Critical challenges include:
Inaccessible transport systems (airports, buses, railways, last-mile connectivity)
Limited availability of accessible accommodation and facilities
Physical barriers at tourist attractions (stairs, uneven paths, lack of ramps/lifts)
Inadequate training and awareness among tourism service providers
Social and attitudinal barriers, including stigma and lack of sensitivity
Absence of reliable accessibility information for trip planning
These barriers restrict mobility, reduce independence, and often discourage travel altogether.
Universal Design remains underutilised and poorly understood in tourism development.
Major issues include:
Continued reliance on retrofitting rather than designing inclusively from the outset
Misinterpretation of accessibility as compliance rather than usability
Infrastructure that technically meets standards but fails in real-world usability
Lack of interdisciplinary integration between design, planning, and user experience
Insufficient involvement of persons with disabilities in design processes
This results in environments that are formally compliant but functionally exclusionary.
The ageing population is increasing globally, yet tourism systems are not adequately adapting to age-related needs.
Key concerns include:
Lack of age-friendly infrastructure (rest areas, smooth pathways, clear signage)
Limited availability of services catering to reduced mobility or health considerations
Inadequate emergency and medical support systems in destinations
Poorly designed itineraries that do not account for pace, fatigue, or accessibility
Overlooking older travellers as an important and growing tourism segment
This creates barriers to participation and limits the ability of older persons to travel safely and comfortably.

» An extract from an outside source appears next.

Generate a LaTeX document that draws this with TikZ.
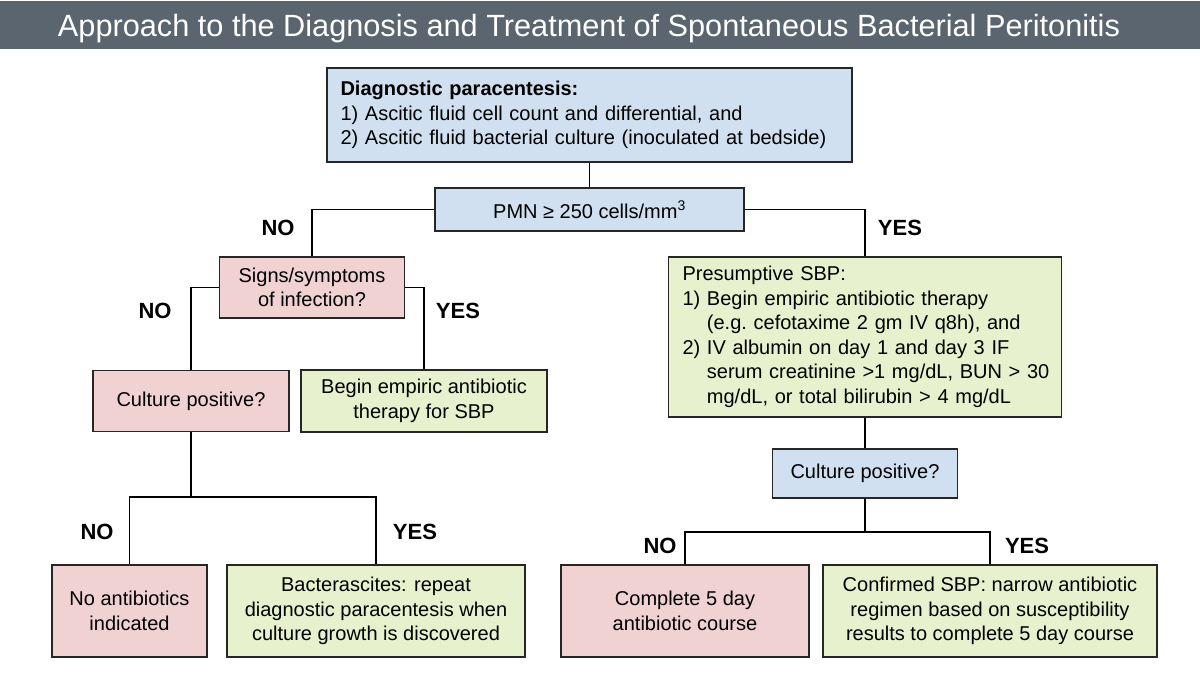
\documentclass[tikz,border=0pt]{standalone}
\usepackage{fontspec}
\setmainfont{Liberation Sans}
\newfontfamily\titlefont{Liberation Sans}
\usepackage{tikz}

\definecolor{barcol}{RGB}{91,101,111}
\definecolor{bluefill}{RGB}{208,224,240}
\definecolor{pinkfill}{RGB}{240,210,211}
\definecolor{greenfill}{RGB}{232,241,205}

\begin{document}
\begin{tikzpicture}[x=1pt,y=-1pt,line width=1.3pt,
  box/.style={draw=black!85,inner sep=0pt,align=center,font=\fontsize{20}{24.5}\selectfont},
  bluebox/.style={box,fill=bluefill},
  pinkbox/.style={box,fill=pinkfill},
  greenbox/.style={box,fill=greenfill},
  lbl/.style={font=\fontsize{22}{24}\selectfont\bfseries}]
\useasboundingbox (0,0) rectangle (1200,687);
\fill[barcol] (0,1) rectangle (1200,49);
\node[anchor=base,text=white,inner sep=0pt,font=\titlefont\fontsize{30.7}{34}\selectfont] (title) at (589,37) {Approach to the Diagnosis and Treatment of Spontaneous Bacterial Peritonitis};

\node[bluebox,align=left,text width=498pt,minimum width=525pt,minimum height=94pt] (para) at (589.5,115)
  {\textbf{Diagnostic paracentesis:}\\
   \mbox{1) Ascitic fluid cell count and differential, and}\\
   \mbox{2) Ascitic fluid bacterial culture (inoculated at bedside)}};
\node[bluebox,minimum width=309pt,minimum height=43pt] (pmn) at (589.5,209.5) {PMN ≥ 250 cells/mm\textsuperscript{3}};

\node[pinkbox,minimum width=185pt,minimum height=61pt] (signs) at (312,287.5) {Signs/symptoms\\of infection?};
\node[pinkbox,minimum width=196pt,minimum height=61pt] (cultl) at (191,401) {Culture positive?};
\node[greenbox,minimum width=246pt,minimum height=62pt] (begin) at (424,401) {Begin empiric antibiotic\\therapy for SBP};
\node[pinkbox,minimum width=155pt,minimum height=92pt] (noabx) at (129.5,611) {No antibiotics\\indicated};
\node[greenbox,minimum width=298pt,minimum height=92pt] (bacter) at (376,611)
  {Bacterascites: repeat\\diagnostic paracentesis when\\culture growth is discovered};

\node[greenbox,align=left,text width=365pt,minimum width=393pt,minimum height=160pt] (presum) at (865,337)
  {Presumptive SBP:\\
   \mbox{1) Begin empiric antibiotic therapy}\\
   \mbox{\phantom{1) }(e.g.\ cefotaxime 2 gm IV q8h), and}\\
   \mbox{2) IV albumin on day 1 and day 3 IF}\\
   \mbox{\phantom{2) }serum creatinine >1 mg/dL, BUN > 30}\\
   \mbox{\phantom{2) }mg/dL, or total bilirubin > 4 mg/dL}};
\node[bluebox,minimum width=185pt,minimum height=49pt] (cultr) at (865,473.5) {Culture positive?};
\node[pinkbox,minimum width=248pt,minimum height=92pt] (compl) at (685,611) {Complete 5 day\\antibiotic course};
\node[greenbox,minimum width=334pt,minimum height=92pt] (confirm) at (990,611)
  {Confirmed SBP: narrow antibiotic\\regimen based on susceptibility\\results to complete 5 day course};

\coordinate (splitl) at (191,497);
\coordinate (splitr) at (865,532);

\draw (para) -- (pmn);
\draw (pmn.west) -| (signs.north);
\draw (pmn.east) -| (presum.north);
\draw (signs.west) -| (cultl.north);
\draw (signs.east) -| (begin.north);
\draw (cultl.south) -- (splitl) -| (noabx.north);
\draw (splitl) -| (bacter.north);
\draw (presum.south) -- (cultr.north);
\draw (cultr.south) -- (splitr) -| (compl.north);
\draw (splitr) -| (confirm.north);

\node[lbl] (no1) at (278,228) {NO};
\node[lbl] (yes1) at (900,228) {YES};
\node[lbl] (no2) at (155,311) {NO};
\node[lbl] (yes2) at (458,311) {YES};
\node[lbl] (no3) at (97,532) {NO};
\node[lbl] (yes3) at (415,532) {YES};
\node[lbl] (no4) at (660,546) {NO};
\node[lbl] (yes4) at (1027,546) {YES};
\end{tikzpicture}
\end{document}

Access to reliable and usable information remains one of the most critical yet overlooked barriers in tourism.
Core issues include:
Absence of accurate and standardised accessibility information across platforms
Websites and booking systems that are not accessible to screen readers or assistive technologies
Lack of alternative formats (audio, braille, easy-to-read content)
Inconsistent or misleading information about accessibility features
Poor signage and wayfinding systems at destinations
Language and communication barriers
Without accessible information, travellers are unable to make informed decisions, leading to uncertainty, dependency, and exclusion.
Across all areas, several structural challenges persist:
Weak enforcement of accessibility standards
Limited data on accessible tourism demand and supply
Fragmented stakeholder coordination
Low prioritisation of accessibility in tourism investments
Lack of monitoring and accountability mechanisms
These challenges highlight the need to recognise accessibility not as a specialised concern,but as a fundamental dimension of equitable and sustainable tourism systems.